My sweet little 4 year old told me “I just dont love you. I dont want to be your friend anymore”. Sure she was just mad that I would not give her a cookie, I know that…but boy did that hurt!
Ha! The “you’re not my friend anymore!” phase. When I taught kinder, every other kid used it as a tool to control other people’s behaviors. I used to tell the kids employing that “Aren’t you worried that [other kid] will find new friends and won’t want to be friends anymore when you’re ready to be friends again?”. A bit mean, perhaps, but it would make them change their tune fast.
Aww, kids say silly things without understand the weight of our emotional response. For years as a kid (although probably a bit older than Annie), I signed every card to my parents with “I love you more than you love me!” In my mind, that statement made perfect sense–I knew that my parents loved me to the end of the earth and back, so to express my feelings toward them I had to TOP that emotion! It took me YEARS to understand why they were always a little bit hurt by that statement–they, of course, thought I was suggesting that they didn’t love me enough!

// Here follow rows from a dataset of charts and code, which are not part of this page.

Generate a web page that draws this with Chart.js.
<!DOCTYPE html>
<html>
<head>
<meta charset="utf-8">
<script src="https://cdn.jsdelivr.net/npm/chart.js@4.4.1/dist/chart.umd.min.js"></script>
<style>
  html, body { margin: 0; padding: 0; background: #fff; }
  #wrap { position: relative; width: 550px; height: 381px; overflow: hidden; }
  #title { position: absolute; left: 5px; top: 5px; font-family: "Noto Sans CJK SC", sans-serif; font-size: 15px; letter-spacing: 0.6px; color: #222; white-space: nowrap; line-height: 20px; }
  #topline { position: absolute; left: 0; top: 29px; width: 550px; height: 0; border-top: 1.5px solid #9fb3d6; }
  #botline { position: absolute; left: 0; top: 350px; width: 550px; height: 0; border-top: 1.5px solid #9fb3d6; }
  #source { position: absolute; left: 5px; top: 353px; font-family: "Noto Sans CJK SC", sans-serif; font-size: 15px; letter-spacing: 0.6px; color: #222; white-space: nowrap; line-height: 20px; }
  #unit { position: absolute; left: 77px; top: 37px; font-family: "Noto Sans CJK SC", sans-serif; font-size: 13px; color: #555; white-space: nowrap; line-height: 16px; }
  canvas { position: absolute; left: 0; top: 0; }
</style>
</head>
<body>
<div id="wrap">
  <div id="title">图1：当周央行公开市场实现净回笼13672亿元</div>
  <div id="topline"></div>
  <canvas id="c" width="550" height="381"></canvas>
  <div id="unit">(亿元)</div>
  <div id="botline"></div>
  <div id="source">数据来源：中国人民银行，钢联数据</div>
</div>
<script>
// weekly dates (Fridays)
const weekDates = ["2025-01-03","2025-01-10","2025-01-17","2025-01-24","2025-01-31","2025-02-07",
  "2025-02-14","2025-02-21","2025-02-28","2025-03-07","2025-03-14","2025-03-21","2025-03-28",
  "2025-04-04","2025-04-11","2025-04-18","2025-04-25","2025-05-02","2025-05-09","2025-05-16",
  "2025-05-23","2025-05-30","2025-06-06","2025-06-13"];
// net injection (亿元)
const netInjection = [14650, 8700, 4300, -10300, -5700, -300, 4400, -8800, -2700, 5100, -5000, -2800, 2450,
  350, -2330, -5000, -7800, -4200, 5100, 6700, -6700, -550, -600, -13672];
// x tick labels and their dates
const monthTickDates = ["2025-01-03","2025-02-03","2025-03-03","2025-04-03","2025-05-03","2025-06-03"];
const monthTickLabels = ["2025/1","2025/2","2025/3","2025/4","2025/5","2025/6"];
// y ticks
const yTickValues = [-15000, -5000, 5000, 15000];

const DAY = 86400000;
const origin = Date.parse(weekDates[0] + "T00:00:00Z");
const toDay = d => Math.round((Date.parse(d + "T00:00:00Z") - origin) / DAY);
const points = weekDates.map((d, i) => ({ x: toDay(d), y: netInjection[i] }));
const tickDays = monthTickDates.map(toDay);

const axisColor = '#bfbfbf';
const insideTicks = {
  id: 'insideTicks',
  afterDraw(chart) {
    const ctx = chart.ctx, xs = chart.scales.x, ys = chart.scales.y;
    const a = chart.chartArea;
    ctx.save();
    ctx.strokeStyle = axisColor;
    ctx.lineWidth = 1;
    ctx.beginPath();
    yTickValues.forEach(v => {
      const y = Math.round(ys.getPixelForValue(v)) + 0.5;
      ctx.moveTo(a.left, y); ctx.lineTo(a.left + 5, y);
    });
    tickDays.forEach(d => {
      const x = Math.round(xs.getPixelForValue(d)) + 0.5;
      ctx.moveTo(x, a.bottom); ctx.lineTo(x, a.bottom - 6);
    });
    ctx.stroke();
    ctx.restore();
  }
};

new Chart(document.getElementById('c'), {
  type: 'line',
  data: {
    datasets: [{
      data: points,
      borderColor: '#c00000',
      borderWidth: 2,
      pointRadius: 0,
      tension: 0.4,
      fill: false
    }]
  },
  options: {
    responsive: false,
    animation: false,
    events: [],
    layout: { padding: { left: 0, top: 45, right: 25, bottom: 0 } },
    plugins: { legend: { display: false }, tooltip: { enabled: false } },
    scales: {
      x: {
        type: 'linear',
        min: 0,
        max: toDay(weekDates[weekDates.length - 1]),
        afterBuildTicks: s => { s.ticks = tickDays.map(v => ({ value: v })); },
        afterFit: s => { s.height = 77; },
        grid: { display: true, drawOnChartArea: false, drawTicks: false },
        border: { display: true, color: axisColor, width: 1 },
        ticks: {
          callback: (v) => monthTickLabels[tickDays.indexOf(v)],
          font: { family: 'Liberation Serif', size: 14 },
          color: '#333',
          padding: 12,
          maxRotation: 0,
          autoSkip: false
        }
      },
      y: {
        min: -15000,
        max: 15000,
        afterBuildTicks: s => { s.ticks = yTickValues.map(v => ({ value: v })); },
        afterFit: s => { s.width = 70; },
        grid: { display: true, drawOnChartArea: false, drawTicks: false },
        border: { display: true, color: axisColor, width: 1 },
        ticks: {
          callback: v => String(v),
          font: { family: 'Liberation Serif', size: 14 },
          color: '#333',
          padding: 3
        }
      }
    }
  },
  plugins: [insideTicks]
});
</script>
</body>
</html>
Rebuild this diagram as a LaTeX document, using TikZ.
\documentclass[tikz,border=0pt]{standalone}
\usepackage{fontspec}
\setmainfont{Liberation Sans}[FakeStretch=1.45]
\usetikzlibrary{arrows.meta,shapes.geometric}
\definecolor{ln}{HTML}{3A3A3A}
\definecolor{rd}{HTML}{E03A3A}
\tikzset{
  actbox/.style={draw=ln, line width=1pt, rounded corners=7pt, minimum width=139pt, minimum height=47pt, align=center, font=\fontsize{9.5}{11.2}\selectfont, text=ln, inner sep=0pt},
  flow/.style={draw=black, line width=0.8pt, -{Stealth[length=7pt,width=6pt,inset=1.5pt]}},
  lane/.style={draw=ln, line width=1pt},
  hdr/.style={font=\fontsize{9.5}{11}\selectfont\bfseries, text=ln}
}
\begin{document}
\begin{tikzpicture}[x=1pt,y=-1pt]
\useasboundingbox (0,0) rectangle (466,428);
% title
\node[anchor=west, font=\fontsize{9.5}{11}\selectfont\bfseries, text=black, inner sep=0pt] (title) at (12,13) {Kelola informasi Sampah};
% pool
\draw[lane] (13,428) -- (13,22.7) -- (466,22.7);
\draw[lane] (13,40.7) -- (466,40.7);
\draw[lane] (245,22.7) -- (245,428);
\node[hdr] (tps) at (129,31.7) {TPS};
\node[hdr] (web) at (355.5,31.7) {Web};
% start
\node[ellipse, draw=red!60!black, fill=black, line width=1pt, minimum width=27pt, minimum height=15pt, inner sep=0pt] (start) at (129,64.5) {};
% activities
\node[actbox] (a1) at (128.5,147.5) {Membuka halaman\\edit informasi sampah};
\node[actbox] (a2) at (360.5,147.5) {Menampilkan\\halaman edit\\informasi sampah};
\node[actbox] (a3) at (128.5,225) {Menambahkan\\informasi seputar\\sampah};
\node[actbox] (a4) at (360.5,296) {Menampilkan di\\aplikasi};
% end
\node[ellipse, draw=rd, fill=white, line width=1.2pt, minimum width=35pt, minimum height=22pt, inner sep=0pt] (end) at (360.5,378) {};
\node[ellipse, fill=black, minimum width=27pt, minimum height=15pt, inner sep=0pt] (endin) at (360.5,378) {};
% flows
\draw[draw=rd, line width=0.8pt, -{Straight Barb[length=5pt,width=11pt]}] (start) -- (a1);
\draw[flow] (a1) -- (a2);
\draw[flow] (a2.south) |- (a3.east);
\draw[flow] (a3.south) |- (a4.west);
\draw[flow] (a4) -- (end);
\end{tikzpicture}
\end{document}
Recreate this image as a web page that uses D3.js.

totally get it. my son is seven and it’s already very difficult given his dad and i aren’t together but i know i’m second best … at least on certain measures. i’m nowhere near as fun and exciting and i don’t let him say all the words that would flow out of his mouth naturally otherwise so sometimes, i’m just kind of a jerk in his eyes. and, i’m sure it will get worse. but, i love him like no one else ever will and someday, he might just like me better. i figure so long as our kid likes one of us at any given point, we’re doing ok.
Ahhh Not to worry Mike it flips and flops all the time with my 2 daughters. But my son? Always was and is a Mama’s Boy. Be afraid!
Ugh! That is hard!! I hope you never have to hear any of those other dreaded things from Annie, though. I’m sure she will continue to flip-flop back & forth over time, but I also think that she will continue to love each of you whole-heartedly forever.